REGEX_LOG_PARSE

Parses a character string based on Java Regular Expression patterns as defined in java.util.regex.pattern.

Columns are based on match groups defined in the regex-pattern. Each group defines a column, and the groups are processed from left to right. Failure to match produces a NULL value result: If the regular expression does not match the the string passed as the first parameter, NULL is returned.

Syntax

REGEX_LOG_PARSE (sourceString, regexPattern)

Where regexPattern is a constant string which is a regular expression.

The returned columns will be COLUMN1 through COLUMNn, where n is the number of groups in the regular expression.

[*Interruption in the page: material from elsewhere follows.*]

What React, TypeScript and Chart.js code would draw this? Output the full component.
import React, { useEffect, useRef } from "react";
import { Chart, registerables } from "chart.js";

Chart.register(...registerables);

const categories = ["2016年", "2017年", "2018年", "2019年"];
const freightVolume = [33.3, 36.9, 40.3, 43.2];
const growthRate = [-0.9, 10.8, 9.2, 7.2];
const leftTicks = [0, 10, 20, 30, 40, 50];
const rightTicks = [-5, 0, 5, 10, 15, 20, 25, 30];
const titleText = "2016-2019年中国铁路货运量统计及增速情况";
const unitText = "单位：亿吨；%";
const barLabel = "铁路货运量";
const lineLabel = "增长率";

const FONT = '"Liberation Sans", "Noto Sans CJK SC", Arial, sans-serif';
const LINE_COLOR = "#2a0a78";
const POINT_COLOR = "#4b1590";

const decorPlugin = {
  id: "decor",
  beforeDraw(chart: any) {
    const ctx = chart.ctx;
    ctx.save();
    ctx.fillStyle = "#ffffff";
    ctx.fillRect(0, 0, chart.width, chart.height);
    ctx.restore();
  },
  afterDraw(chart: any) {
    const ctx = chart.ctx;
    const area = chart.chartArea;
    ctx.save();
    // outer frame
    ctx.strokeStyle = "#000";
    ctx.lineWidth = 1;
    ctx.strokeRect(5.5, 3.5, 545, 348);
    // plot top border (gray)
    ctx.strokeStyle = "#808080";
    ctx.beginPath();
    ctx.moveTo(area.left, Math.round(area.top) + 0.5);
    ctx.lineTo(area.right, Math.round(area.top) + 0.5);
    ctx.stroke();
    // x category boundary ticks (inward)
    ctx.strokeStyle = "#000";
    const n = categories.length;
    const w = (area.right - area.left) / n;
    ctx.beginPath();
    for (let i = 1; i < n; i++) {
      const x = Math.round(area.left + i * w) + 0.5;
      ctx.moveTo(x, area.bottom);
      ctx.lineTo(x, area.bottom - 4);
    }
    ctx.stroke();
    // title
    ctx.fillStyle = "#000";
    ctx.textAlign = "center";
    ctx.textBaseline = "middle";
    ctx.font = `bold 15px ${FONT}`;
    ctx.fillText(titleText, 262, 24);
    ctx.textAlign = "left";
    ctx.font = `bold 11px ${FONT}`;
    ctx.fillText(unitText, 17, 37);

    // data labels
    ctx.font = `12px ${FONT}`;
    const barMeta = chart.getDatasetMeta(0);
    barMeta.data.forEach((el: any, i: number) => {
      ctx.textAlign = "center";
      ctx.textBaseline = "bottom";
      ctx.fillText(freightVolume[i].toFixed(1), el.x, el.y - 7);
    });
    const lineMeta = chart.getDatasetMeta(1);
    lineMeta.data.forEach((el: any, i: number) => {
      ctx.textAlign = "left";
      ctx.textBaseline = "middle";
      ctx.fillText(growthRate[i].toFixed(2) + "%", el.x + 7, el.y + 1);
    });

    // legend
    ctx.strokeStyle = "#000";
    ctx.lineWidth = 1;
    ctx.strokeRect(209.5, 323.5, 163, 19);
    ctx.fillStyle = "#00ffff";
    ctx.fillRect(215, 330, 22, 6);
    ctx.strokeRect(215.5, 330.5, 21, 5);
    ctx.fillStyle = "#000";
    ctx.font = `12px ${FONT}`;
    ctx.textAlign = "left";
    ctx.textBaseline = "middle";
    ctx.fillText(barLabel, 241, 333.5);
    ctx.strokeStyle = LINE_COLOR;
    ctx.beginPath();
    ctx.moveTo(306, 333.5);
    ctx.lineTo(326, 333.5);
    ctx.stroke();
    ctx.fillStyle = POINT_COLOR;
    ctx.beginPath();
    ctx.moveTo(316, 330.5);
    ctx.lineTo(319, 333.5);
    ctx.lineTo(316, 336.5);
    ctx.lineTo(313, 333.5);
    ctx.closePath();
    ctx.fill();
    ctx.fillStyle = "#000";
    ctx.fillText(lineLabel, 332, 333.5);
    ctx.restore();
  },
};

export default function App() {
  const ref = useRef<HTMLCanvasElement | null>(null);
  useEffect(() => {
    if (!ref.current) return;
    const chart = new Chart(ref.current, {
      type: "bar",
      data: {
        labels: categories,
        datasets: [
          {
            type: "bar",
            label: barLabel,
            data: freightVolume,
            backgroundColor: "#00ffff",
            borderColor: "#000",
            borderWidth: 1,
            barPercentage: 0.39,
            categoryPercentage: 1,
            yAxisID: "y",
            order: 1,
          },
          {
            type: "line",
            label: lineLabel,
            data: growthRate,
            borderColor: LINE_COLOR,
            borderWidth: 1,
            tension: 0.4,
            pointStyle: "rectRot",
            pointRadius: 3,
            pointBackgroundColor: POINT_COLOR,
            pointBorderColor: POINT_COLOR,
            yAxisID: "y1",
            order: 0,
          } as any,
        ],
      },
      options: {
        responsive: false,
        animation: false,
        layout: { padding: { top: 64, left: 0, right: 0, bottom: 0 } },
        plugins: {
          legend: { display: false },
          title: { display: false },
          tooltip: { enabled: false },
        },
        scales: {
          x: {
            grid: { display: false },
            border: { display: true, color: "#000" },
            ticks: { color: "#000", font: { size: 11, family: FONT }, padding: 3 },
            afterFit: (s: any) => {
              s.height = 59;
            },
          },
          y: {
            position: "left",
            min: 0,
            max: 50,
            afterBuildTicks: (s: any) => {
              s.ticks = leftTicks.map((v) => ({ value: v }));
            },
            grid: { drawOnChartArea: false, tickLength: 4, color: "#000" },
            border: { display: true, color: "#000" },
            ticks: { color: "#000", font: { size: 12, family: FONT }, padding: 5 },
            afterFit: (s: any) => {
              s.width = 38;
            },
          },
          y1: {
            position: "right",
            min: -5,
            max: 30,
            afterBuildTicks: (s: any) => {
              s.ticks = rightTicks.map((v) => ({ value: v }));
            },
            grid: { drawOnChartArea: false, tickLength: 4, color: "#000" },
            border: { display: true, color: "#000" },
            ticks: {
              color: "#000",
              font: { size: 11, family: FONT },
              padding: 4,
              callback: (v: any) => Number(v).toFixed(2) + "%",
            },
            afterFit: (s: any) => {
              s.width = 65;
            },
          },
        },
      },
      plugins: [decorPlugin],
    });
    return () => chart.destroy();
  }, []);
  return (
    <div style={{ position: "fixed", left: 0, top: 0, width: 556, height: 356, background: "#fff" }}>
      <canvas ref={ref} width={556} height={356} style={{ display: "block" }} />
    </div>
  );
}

The columns will be of type char(m) where m is the length of sourceString.

Example 1

The following code returns three extracts from the string 'abcde111fghij22klm'; one for each capture group:

SELECT trim(t.r.COLUMN1) col1, trim(t.r.COLUMN2) col2, trim(t.r.COLUMN3) col3 from
(values (REGEX_LOG_PARSE('abcde111fghij22klm', '([^0-9]*)1*([^0-9]*)2*([^0-9]*)'))) t(r);

Returning the following result:

'COL1','COL2','COL3'
'abcde','fghij','klm'

Example 2

The following code returns three columns:

  • one, labeled "Amount", with one or more digits
  • one, labeled "Item", with one or more non-whitespace characters, followed by whitespace, followed by one or more non-whitespace characters
  • one, labeled "Ship Date", with one or more non-whitespace characters SELECT cast(trim(t.r.COLUMN1) as int) "Amount", trim(t.r.COLUMN2) "Item", cast(trim(t.r.COLUMN3) as date) "Ship Date" from ( values ( REGEX_LOG_PARSE ( '445 light bulbs should be in the basket. The order will ship on 2014-05-04.', '^(\d+) (\S+\s\S+) should be in the basket. The order will ship on (\S+).' ) ) ) t(r); which returns the following result: 'Amount','Item','Ship Date' '445','light bulbs','2014-05-04'

Quick Regex Reference

For full details on Regex, see java.util.regex.pattern

Pattern Description
[xyz] Find single character of: x, y or z
[^abc] Find any single character except: x, y, or z
[r-z] Find any single character between r-z
[r-zR-Z] Find any single character between r-z or R-Z
^ Start of line
$ End of line
\A Start of string
\z End of string
. Any single character
\s Find any whitespace character
\S Find any non-whitespace character
\d Find any digit
\D Find any non-digit
\w Find any word character (letter, number, underscore)
\W Find any non-word character
\b Find any word boundary
(...) Capture everything enclosed
(x|y) Find x or y (also works with symbols such as \d or \s)
x? Find zero or one of x (also works with symbols such as \d or \s)
x* Find zero or more of x (also works with symbols such as \d or \s)
x+ Find one or more of x (also works with symbols such as \d or \s)
x{3} Find exactly 3 of x (also works with symbols such as \d or \s)
x{3,} Find 3 or more of x (also works with symbols such as \d or \s)
x{3,6} Find between 3 and 6 of x (also works with symbols such as \d or \s)